Every Christian participates in the Great Commission, but not all in the same way. If you are considering a move to serve cross-culturally, let me offer four reasons you may need to reconsider.
1. Don’t Go Overseas if You Don’t Want To
Often, we treat reluctance as a prerequisite in discerning our place in the Great Commission—as if somehow it’s more spiritual to decide to move cross-culturally if you aren’t really inclined to do so. If pastoral calling begins with genuine aspiration (1 Timothy 3:1) and is not to be pursued out of compulsion (1 Peter 5:2), why would a call to missions be any different? If you don’t want to be a missionary, don’t be a missionary.
Of course, there’s nuance here. Our inclinations and desires can be faulty because we’re sinners. “Don’t trust your heart” is solid advice. However, if we’re walking with God in the company of the local church, we can take our inclinations and desires as one of the ways that the Lord leads us. Desire is the not the final test of whether you should be a missionary, but you shouldn’t ignore it either.
2. Don’t Go Overseas if You Are Having a Hard Time
Leaving your country to preach the gospel out of obedience is worship—but it’s a terrible way to get out of trouble. It’s not a good idea to uproot yourself and replant in a foreign environment for a “change of scenery.” It’s likely the temptations you experience here will be intensified and multiplied on the field. Those deeply entrenched in the battle against sexual sin, anxiety, or the like would probably be better served by staying put until God, by his Spirit, gives them increased victory over their habitual sin.

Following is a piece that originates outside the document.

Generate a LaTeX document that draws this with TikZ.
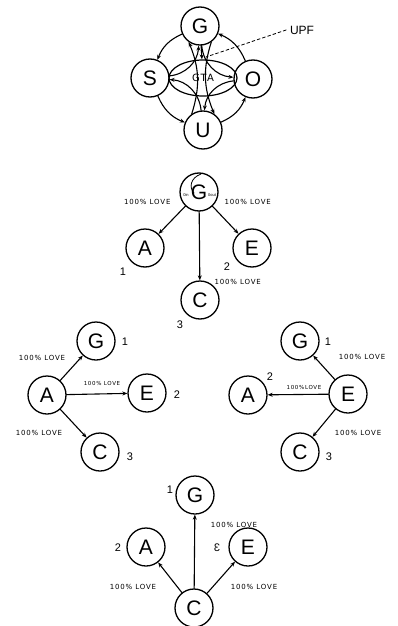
\documentclass[tikz,border=0pt]{standalone}
\usepackage{fontspec}
\setmainfont{Liberation Sans}
\newfontfamily\lovefont[LetterSpace=12]{DejaVu Sans}
\usepackage{graphicx}
\usetikzlibrary{arrows.meta,shapes.geometric}

\begin{document}
\begin{tikzpicture}[
  x=1pt, y=-1pt,
  line cap=round,
  line width=1.1pt,
  >={Stealth[length=5pt,width=4pt]},
  state/.style={circle, draw, line width=1.3pt, minimum size=38pt,
    inner sep=0pt, font=\fontsize{21}{21}\selectfont},
  love/.style={font=\fontsize{7}{8}\lovefont, inner sep=1pt},
  num/.style={font=\fontsize{11}{12}\selectfont, inner sep=0pt}
]
  \useasboundingbox (0,0) rectangle (398,626);

  % 顶部群组
  \node[state] (G1) at (200,26) {G};
  \node[state] (S1) at (150,78) {S};
  \node[state] (O1) at (253,79) {O};
  \node[state] (U1) at (203,130) {U};
  \node[ellipse, draw, line width=1.2pt, minimum width=68pt, minimum height=36pt,
    inner sep=0pt, font=\fontsize{10}{10}\lovefont] (GTA) at (203,78) {GTA};

  % 外圈与内圈
  \draw[->] (S1) to[bend right=40] (G1);
  \draw[->] (G1) to[bend right=22] (S1);
  \draw[->] (G1) to[bend right=40] (O1);
  \draw[->] (O1) to[bend right=22] (G1);
  \draw[->] (O1) to[bend right=40] (U1);
  \draw[->] (U1) to[bend right=22] (O1);
  \draw[->] (U1) to[bend right=40] (S1);
  \draw[->] (S1) to[bend right=22] (U1);

  % 穿过 GTA
  \draw[->] (G1) -- (GTA);
  \draw[->] (G1.-55) to[bend right=20] (U1.55);
  \draw[->] (U1.125) to[bend right=20] (G1.-125);

  % UPF
  \node[font=\fontsize{12}{12}\selectfont] (UPF) at (302,30) {UPF};
  \coordinate (UPFtip) at (206,57);
  \draw[line width=0.8pt, dash pattern=on 3pt off 2.5pt] (UPF.west) -- (UPFtip);

  % ---- G 出发 ----
  \node[state] (G2) at (199,192) {G};
  \node[font=\fontsize{4}{4}\selectfont, inner sep=0pt] (G2in) at (186,195) {0in};
  \node[font=\fontsize{4}{4}\selectfont, inner sep=0pt] (G2out) at (212,195) {0out};
  \draw[line width=0.8pt] (201,174) .. controls (190,178) and (189,188) .. (194,193);
  \node[state] (A2) at (145,248) {A};
  \node[state] (E2) at (252,248) {E};
  \node[state] (C2) at (200,300) {C};
  \draw[->] (G2) -- (A2);
  \draw[->] (G2) -- (C2);
  \draw[->] (G2) -- (E2);
  \node[love, anchor=east] (L2a) at (172,202) {100\% LOVE};
  \node[love, anchor=west] (L2b) at (223,202) {100\% LOVE};
  \node[love, anchor=west] (L2c) at (213,282) {100\% LOVE};
  \node[num] (n2a) at (123,272) {1};
  \node[num] (n2b) at (227,267) {2};
  \node[num] (n2c) at (180,325) {3};

  % ---- A 出发 ----
  \node[state] (G3) at (96,341) {G};
  \node[state] (A3) at (47,395) {A};
  \node[state] (E3) at (147,393) {E};
  \node[state] (C3) at (100,452) {C};
  \draw[->] (A3) -- (G3);
  \draw[->] (A3) -- (E3);
  \draw[->] (A3) -- (C3);
  \node[love] (L3a) at (42,358) {100\% LOVE};
  \node[love, font=\fontsize{5.5}{6}\lovefont] (L3b) at (102,383) {100\% LOVE};
  \node[love] (L3c) at (39,433) {100\% LOVE};
  \node[num] (n3a) at (125,342) {1};
  \node[num] (n3b) at (177,395) {2};
  \node[num] (n3c) at (130,457) {3};

  % ---- E 出发 ----
  \node[state] (G4) at (300,341) {G};
  \node[state] (A4) at (248,395) {A};
  \node[state] (E4) at (348,394) {E};
  \node[state] (C4) at (300,452) {C};
  \draw[->] (E4) -- (G4);
  \draw[->] (E4) -- (A4);
  \draw[->] (E4) -- (C4);
  \node[love] (L4a) at (362,357) {100\% LOVE};
  \node[love, font=\fontsize{5.5}{6}\lovefont] (L4b) at (304,387) {100\%LOVE};
  \node[love] (L4c) at (358,433) {100\% LOVE};
  \node[num] (n4a) at (328,342) {1};
  \node[num] (n4b) at (270,377) {2};
  \node[num] (n4c) at (329,457) {3};

  % ---- C 出发 ----
  \node[state] (G5) at (195,495) {G};
  \node[state] (A5) at (146,547) {A};
  \node[state] (E5) at (248,547) {E};
  \node[state] (C5) at (194,608) {C};
  \draw[->] (C5) -- (A5);
  \draw[->] (C5) -- (G5);
  \draw[->] (C5) -- (E5);
  \node[love] (L5a) at (234,525) {100\% LOVE};
  \node[love] (L5b) at (133,587) {100\% LOVE};
  \node[love] (L5c) at (254,587) {100\% LOVE};
  \node[num] (n5a) at (170,490) {1};
  \node[num] (n5b) at (118,548) {2};
  \node[num] (n5c) at (217,548) {\reflectbox{3}};

\end{tikzpicture}
\end{document}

It is imperative new team members be thriving Christians pursuing holiness. Missions isn’t for perfect Christians, but missionaries should normally be those established in the faith and bearing good fruit.
3. Don’t Go Overseas if You Aren’t a Member of a Local Church
Lone ranger missionaries will make lone ranger disciples. God has provided the local church as the arena in which the Christian life is lived. Christianity is a team sport.

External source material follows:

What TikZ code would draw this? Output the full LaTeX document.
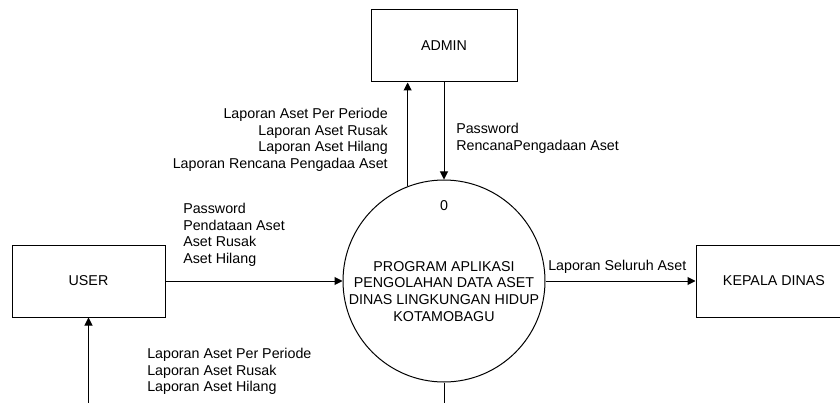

The local church is God’s missionary-sending agency. Whatever organization you work with should only be the mechanism by which your church affirms you and sends you out with the gospel to places where Jesus has not yet been named.

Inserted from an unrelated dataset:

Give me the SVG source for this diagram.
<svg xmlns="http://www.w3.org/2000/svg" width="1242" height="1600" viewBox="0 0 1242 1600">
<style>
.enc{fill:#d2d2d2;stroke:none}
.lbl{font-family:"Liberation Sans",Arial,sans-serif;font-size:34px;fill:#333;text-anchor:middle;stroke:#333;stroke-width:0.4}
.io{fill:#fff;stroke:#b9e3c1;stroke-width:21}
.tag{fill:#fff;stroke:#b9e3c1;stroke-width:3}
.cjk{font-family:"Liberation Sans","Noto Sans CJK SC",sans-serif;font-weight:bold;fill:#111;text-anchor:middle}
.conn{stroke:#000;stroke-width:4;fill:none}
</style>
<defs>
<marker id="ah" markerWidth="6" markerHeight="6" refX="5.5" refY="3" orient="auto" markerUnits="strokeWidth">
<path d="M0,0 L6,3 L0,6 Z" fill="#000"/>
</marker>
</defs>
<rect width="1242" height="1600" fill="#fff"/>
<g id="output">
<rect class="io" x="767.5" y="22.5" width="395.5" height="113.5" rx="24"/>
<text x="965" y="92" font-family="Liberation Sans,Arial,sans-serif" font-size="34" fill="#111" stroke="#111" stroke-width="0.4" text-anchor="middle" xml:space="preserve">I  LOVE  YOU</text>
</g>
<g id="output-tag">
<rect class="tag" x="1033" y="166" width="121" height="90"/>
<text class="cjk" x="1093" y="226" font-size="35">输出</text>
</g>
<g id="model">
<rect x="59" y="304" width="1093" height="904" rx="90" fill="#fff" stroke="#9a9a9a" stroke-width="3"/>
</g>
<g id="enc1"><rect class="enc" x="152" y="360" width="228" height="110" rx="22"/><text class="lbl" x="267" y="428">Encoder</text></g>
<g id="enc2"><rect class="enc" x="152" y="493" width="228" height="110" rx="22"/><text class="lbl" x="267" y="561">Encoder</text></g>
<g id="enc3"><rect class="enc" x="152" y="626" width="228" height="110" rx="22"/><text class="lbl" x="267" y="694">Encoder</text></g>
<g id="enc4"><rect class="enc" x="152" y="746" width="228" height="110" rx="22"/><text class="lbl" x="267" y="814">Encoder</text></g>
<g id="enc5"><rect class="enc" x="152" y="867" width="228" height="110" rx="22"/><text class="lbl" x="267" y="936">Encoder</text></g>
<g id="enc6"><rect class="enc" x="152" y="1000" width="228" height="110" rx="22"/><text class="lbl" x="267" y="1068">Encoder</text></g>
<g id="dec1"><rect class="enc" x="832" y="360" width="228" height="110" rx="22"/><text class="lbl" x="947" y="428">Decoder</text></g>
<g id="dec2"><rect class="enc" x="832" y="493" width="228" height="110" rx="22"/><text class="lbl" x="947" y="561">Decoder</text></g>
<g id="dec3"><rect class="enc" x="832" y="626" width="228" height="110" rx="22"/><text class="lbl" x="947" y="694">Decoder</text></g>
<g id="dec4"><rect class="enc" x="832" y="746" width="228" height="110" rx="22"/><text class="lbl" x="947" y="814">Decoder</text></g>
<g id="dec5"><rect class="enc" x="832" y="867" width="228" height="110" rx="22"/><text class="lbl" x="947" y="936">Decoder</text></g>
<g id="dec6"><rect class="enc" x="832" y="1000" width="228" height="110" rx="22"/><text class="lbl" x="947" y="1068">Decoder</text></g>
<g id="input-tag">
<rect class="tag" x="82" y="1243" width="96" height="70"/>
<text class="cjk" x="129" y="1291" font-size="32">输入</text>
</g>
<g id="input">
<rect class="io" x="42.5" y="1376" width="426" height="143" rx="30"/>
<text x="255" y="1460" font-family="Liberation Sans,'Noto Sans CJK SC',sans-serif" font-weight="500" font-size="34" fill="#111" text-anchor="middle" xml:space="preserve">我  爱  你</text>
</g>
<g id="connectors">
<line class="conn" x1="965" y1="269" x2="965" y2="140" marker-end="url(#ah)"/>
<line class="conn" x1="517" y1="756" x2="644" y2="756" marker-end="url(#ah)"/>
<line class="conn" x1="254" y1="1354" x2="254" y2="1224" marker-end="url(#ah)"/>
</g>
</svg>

On top of that, our mission doesn’t stop at conversion or individual spiritual growth. The Great Commission is about seeing new believers gathered in new churches where together they learn how to obey everything Jesus commands them (Matthew 28:20). You can’t help start what you haven’t experienced for yourself.
4. Don’t Go Overseas if You Don’t Normally Help People Follow Jesus
Ministry is irreducibly relational. Would people in your life say you excel in forming significant spiritual relationships? If not, pause. What do you plan to do when you get to a new place with new people who speak a new language you do not know? It’s almost cliché at this point, but the sentiment is air-tight: nothing about getting on a plane and moving to a new place will transform you into an evangelist or a disciple-maker.
Healthy, mature Christians leverage their lives to do spiritual good to others. They share the gospel with unbelievers in their spheres of influence. They help believers around them love Jesus more. If that isn’t your normal pattern, ask others to help you. We’re all learning and growing in grace, but don’t try to become a missionary just yet.
Don’t be discouraged if what you’ve read makes you think you’re not ready for cross-cultural ministry. “Not right now” is not the same as “never.” Consider the short-term options that your church has available. Besides, believe it or not, God loves “normal” Christians just the same as missionaries. Keep this in mind before you make an ill-advised decision to go overseas. God wants you to glorify and enjoy him, wherever that ends up being.